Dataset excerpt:
++++++++
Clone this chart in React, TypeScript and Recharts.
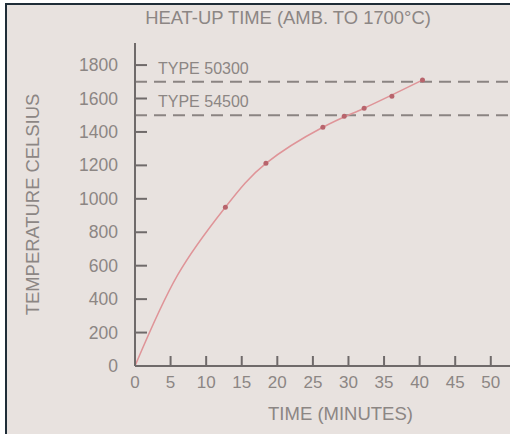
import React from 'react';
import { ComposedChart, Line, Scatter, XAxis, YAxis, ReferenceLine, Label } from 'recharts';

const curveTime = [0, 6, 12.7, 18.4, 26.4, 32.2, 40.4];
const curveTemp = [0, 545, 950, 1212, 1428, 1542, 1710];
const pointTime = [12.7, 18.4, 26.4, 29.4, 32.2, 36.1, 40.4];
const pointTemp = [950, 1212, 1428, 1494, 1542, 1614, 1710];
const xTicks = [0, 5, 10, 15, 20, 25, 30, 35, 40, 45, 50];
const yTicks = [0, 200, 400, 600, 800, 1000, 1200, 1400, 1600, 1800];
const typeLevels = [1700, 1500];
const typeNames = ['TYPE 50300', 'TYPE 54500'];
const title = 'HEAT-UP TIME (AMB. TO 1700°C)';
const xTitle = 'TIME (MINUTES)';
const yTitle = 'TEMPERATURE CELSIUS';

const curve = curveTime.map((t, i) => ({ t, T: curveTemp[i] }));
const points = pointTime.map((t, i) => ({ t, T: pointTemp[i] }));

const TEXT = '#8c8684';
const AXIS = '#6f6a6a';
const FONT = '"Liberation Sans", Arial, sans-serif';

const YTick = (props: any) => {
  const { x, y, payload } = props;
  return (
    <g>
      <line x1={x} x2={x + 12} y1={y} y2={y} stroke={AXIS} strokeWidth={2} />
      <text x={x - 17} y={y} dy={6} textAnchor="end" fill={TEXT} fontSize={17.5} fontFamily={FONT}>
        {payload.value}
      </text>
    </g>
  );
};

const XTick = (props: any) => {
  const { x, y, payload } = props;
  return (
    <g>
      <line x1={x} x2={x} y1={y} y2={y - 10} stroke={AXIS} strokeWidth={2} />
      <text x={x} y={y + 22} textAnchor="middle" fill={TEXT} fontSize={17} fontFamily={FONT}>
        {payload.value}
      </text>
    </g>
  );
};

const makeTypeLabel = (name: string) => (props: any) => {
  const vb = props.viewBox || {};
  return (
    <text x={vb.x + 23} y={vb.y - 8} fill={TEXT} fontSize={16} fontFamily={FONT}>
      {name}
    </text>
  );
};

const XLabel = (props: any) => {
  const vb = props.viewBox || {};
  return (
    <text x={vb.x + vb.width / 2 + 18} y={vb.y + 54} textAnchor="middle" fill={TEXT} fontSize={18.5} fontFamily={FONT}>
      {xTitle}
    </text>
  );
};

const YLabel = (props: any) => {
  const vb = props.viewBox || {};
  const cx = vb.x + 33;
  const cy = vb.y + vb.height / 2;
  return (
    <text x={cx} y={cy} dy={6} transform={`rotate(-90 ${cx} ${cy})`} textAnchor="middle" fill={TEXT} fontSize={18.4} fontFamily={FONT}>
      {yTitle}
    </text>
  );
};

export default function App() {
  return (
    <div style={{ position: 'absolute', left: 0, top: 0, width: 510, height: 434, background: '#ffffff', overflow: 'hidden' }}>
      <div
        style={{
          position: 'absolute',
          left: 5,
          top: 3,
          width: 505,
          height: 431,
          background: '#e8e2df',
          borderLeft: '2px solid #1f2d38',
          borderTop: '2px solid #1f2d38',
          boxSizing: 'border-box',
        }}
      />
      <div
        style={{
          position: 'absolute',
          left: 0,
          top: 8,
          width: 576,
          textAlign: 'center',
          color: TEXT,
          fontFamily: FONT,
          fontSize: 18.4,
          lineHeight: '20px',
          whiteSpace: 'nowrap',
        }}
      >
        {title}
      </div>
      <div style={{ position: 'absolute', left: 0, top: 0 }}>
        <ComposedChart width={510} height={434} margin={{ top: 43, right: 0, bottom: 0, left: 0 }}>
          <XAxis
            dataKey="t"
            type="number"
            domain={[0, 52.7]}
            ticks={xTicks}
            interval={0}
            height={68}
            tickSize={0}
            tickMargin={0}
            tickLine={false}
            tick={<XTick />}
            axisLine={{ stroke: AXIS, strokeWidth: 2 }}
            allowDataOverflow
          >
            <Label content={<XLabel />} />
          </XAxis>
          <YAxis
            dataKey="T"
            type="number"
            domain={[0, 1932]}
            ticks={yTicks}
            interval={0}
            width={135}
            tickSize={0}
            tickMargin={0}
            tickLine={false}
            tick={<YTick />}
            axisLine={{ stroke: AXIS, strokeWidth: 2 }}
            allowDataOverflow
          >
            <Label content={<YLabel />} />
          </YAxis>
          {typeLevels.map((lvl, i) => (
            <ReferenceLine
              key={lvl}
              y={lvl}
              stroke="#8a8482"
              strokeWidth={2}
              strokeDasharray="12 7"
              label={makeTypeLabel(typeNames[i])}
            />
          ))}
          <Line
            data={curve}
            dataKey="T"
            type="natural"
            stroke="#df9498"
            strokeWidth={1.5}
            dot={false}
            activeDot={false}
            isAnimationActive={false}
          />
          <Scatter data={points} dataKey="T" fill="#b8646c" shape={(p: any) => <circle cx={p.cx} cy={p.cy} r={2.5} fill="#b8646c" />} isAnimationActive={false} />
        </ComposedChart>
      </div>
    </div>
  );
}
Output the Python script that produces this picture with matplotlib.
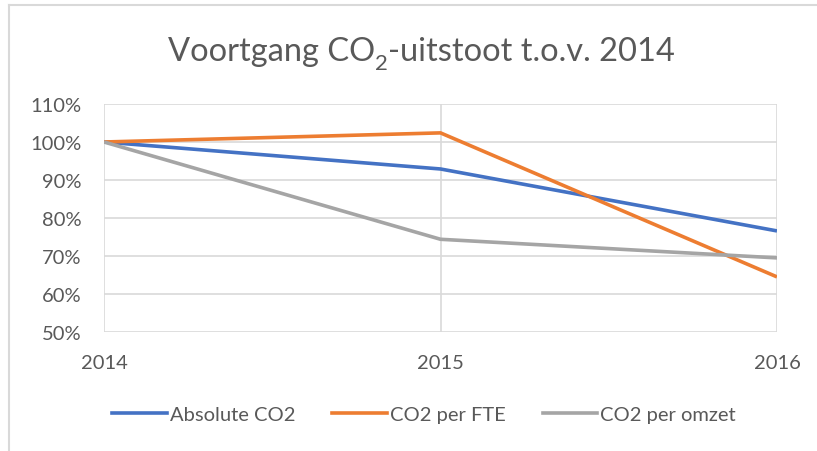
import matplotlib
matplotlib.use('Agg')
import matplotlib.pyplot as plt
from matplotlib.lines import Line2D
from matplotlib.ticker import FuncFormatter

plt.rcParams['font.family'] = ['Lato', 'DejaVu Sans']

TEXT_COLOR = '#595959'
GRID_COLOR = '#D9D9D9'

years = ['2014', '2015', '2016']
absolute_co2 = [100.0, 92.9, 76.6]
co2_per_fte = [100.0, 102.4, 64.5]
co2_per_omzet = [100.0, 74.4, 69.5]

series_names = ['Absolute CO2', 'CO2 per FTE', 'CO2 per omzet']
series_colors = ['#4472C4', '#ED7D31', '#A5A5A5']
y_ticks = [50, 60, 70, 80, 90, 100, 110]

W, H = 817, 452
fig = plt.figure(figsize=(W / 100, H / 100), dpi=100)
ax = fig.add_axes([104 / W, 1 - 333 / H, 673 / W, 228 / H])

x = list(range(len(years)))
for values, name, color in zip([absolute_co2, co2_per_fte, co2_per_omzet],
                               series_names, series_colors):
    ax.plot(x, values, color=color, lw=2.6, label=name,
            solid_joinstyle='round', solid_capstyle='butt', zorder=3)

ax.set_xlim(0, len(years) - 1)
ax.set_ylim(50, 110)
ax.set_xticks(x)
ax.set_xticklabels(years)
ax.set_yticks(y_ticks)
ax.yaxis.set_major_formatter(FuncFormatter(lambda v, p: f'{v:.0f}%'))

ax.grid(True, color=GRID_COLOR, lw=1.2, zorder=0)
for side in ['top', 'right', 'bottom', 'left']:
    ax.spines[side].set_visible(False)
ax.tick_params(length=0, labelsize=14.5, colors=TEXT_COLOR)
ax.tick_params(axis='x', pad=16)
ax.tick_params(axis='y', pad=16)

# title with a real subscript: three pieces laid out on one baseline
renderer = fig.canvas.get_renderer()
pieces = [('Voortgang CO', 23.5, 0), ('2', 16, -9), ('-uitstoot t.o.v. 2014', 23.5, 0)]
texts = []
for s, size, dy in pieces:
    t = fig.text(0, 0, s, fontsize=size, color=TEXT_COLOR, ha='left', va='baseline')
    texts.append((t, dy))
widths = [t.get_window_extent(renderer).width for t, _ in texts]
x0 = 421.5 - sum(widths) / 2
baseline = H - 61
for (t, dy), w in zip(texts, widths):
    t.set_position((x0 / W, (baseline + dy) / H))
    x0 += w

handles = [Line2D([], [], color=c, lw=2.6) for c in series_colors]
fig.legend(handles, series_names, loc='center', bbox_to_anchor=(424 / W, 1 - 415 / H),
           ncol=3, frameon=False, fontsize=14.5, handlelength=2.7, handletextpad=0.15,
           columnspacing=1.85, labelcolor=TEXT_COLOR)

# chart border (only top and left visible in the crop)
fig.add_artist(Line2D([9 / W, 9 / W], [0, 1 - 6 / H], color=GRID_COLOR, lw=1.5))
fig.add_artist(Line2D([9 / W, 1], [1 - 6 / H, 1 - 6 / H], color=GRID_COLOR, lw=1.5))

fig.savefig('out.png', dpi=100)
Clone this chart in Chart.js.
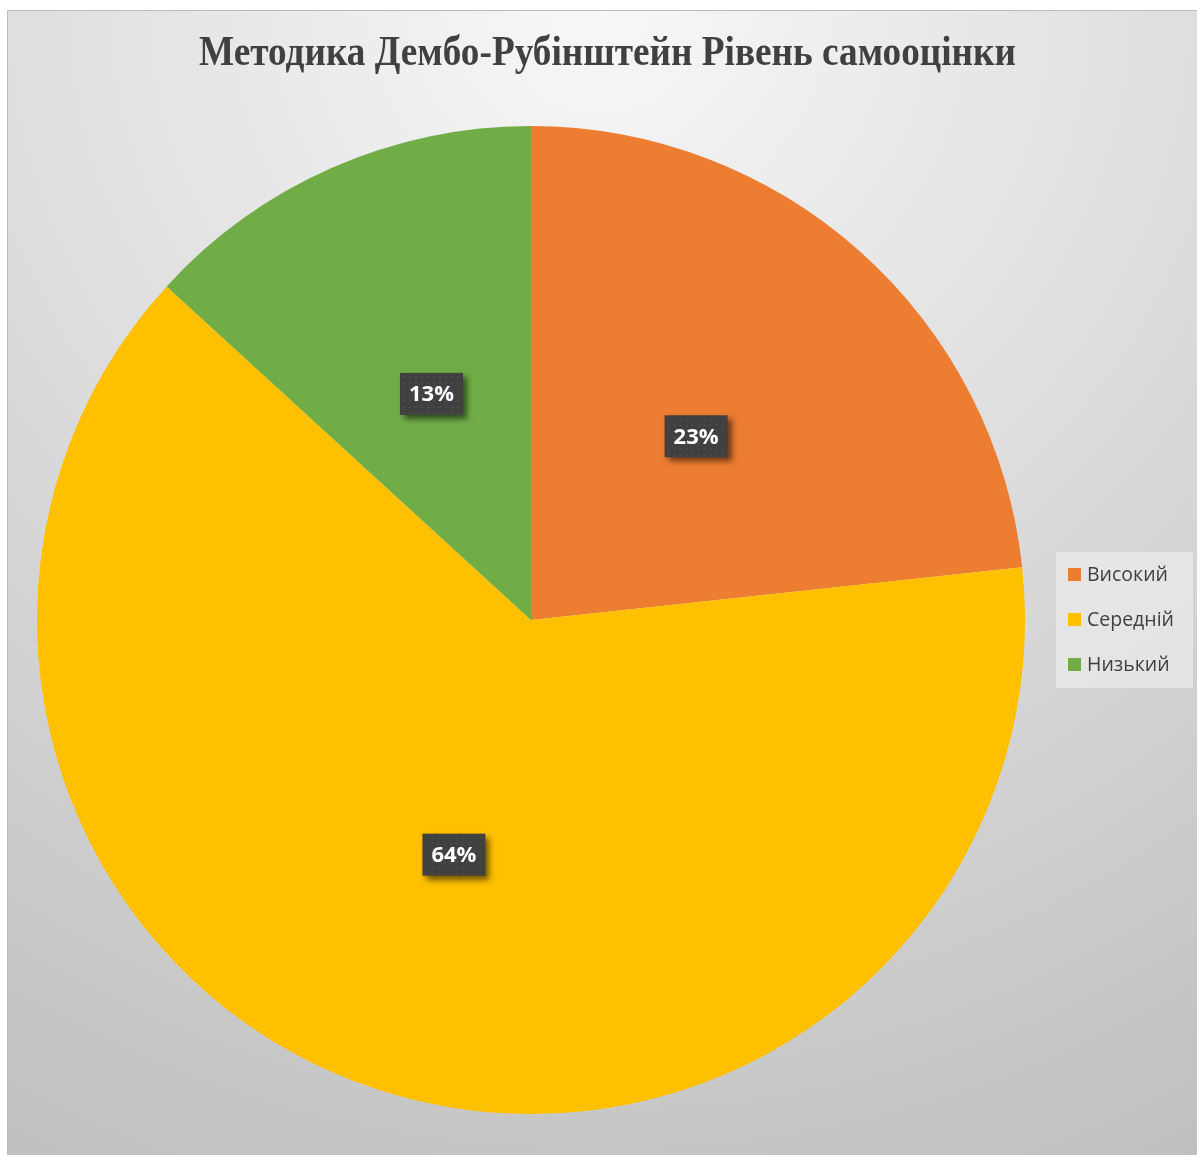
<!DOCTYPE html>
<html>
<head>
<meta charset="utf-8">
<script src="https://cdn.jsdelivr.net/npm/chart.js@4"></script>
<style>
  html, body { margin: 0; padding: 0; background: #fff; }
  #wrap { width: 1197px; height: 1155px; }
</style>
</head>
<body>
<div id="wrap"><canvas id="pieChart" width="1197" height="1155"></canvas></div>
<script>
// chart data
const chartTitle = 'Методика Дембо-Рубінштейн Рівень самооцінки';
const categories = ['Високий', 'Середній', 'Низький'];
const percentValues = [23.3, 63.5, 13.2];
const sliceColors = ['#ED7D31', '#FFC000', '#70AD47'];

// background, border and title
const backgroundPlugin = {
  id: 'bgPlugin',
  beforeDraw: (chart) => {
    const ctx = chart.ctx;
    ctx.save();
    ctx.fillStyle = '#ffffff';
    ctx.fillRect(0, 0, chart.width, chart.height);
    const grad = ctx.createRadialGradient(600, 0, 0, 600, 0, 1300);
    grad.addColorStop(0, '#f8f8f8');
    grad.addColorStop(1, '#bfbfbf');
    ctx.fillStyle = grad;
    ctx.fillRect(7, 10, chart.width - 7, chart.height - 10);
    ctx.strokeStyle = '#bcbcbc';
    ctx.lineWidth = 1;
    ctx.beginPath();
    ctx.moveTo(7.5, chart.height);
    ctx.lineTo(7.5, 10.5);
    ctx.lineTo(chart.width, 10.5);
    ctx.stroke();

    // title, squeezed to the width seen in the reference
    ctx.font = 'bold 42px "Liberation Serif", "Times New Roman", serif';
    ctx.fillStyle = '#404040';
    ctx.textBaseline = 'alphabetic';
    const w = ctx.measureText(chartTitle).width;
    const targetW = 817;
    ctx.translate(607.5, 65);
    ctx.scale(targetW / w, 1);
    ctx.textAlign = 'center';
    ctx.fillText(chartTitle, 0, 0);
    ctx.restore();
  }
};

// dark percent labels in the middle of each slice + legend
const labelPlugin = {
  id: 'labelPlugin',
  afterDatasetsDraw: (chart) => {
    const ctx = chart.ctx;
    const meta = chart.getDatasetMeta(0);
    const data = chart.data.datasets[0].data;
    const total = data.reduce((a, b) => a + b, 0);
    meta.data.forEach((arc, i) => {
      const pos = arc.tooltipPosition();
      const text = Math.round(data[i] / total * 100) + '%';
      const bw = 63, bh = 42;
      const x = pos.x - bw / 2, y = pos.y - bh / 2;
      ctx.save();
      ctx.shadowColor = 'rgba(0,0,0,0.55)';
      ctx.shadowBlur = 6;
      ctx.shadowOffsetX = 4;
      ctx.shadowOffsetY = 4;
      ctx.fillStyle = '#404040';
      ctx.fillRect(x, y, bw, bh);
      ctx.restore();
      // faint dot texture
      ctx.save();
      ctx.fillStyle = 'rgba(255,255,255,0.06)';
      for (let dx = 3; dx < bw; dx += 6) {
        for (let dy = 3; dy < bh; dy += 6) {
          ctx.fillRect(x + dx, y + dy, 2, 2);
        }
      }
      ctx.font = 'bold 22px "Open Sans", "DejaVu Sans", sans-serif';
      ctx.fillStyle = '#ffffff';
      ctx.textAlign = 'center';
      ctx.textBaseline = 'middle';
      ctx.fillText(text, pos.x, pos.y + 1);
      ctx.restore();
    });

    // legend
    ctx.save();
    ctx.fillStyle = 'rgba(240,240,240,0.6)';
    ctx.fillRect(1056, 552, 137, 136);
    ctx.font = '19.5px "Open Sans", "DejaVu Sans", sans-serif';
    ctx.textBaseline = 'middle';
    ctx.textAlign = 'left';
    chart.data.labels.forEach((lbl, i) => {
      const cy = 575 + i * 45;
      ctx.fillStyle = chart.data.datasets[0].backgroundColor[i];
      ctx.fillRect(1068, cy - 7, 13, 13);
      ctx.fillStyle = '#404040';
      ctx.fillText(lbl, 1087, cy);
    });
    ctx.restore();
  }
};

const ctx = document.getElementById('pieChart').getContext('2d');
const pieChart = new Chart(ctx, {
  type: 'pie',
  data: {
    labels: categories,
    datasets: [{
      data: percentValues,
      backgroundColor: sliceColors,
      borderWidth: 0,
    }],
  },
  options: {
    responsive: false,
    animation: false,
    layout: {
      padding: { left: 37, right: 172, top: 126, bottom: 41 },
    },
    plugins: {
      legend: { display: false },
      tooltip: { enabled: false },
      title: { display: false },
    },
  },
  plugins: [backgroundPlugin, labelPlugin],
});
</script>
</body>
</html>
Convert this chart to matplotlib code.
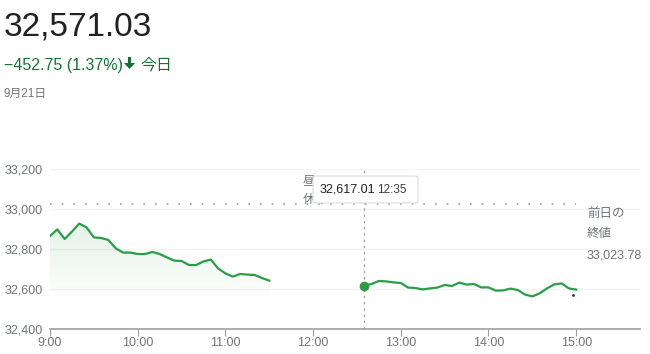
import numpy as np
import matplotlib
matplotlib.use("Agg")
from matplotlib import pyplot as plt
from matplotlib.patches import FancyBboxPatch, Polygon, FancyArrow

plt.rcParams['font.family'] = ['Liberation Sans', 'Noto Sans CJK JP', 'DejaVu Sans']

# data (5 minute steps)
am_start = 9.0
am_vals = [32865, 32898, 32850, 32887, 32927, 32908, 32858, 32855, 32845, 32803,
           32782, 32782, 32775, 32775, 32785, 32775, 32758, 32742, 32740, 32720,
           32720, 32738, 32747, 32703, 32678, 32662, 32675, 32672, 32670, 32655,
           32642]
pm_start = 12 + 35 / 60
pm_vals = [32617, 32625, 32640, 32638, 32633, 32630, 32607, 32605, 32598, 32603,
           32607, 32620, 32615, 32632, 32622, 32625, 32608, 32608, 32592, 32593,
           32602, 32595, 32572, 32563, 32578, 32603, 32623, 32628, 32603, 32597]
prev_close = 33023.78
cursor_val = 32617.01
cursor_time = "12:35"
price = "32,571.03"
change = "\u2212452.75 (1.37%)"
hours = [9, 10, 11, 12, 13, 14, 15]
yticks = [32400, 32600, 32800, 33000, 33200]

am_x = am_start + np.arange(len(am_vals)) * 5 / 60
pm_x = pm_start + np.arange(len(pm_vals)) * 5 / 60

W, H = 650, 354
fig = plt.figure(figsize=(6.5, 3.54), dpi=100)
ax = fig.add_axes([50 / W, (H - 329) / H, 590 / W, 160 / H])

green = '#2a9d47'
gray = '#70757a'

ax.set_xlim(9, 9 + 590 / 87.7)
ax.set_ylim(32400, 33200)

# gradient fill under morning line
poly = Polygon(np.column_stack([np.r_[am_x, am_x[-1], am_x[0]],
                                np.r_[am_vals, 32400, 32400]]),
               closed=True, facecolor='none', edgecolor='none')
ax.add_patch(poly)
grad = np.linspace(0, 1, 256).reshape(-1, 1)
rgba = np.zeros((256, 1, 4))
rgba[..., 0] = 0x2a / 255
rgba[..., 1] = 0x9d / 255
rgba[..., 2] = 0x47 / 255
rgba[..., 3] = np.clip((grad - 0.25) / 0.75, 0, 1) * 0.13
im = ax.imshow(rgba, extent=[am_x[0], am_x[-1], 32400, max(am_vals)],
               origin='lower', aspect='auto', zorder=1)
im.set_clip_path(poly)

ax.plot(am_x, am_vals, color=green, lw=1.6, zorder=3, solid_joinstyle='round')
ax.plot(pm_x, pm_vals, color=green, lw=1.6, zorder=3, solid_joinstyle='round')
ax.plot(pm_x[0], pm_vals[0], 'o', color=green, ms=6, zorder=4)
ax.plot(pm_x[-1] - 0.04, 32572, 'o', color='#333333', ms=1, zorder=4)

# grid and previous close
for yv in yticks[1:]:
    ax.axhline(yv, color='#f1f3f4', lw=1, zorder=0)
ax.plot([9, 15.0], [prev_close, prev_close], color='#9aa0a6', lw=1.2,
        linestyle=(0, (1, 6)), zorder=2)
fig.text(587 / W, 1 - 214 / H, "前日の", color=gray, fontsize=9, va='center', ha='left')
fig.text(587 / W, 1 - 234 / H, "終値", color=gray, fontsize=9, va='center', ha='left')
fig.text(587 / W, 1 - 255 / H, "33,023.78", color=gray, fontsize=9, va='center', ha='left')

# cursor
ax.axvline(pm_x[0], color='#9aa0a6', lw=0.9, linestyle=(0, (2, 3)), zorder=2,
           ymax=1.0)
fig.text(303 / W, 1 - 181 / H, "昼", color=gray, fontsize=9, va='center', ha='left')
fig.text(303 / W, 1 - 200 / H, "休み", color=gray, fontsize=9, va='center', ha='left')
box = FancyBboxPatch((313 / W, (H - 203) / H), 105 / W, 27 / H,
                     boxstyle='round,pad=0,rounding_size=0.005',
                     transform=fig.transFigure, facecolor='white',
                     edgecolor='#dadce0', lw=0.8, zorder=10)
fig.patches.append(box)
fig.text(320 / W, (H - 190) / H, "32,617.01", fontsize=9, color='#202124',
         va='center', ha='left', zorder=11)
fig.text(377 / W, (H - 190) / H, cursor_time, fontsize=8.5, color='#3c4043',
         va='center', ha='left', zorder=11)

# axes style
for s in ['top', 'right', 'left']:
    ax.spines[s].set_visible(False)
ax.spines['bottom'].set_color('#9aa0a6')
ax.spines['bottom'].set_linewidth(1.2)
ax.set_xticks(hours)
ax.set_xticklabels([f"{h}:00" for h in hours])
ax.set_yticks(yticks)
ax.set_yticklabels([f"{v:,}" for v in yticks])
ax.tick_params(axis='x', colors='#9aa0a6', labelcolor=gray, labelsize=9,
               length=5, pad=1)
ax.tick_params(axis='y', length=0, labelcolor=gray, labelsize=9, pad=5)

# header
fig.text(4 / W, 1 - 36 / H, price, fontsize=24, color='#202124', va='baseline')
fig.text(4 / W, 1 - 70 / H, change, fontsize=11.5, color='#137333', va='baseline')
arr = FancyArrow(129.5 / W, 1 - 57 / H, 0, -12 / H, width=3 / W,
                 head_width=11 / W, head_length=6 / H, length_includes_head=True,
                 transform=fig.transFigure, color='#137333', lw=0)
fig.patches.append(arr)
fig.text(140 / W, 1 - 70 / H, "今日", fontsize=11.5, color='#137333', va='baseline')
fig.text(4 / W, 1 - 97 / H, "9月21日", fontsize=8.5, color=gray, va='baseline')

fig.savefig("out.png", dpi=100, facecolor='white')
++++++++
## PROBLEM STATEMENT:
Only the lines between the line with "Convert this chart to matplotlib code." and the line with "plt.rcParams['font.family'] = ['Liberation", inclusive, should be reproduced, exactly as written and without pictures.

## ANSWER TO THIS TASK:
Convert this chart to matplotlib code.
import numpy as np
import matplotlib
matplotlib.use("Agg")
from matplotlib import pyplot as plt
from matplotlib.patches import FancyBboxPatch, Polygon, FancyArrow

plt.rcParams['font.family'] = ['Liberation Sans', 'Noto Sans CJK JP', 'DejaVu Sans']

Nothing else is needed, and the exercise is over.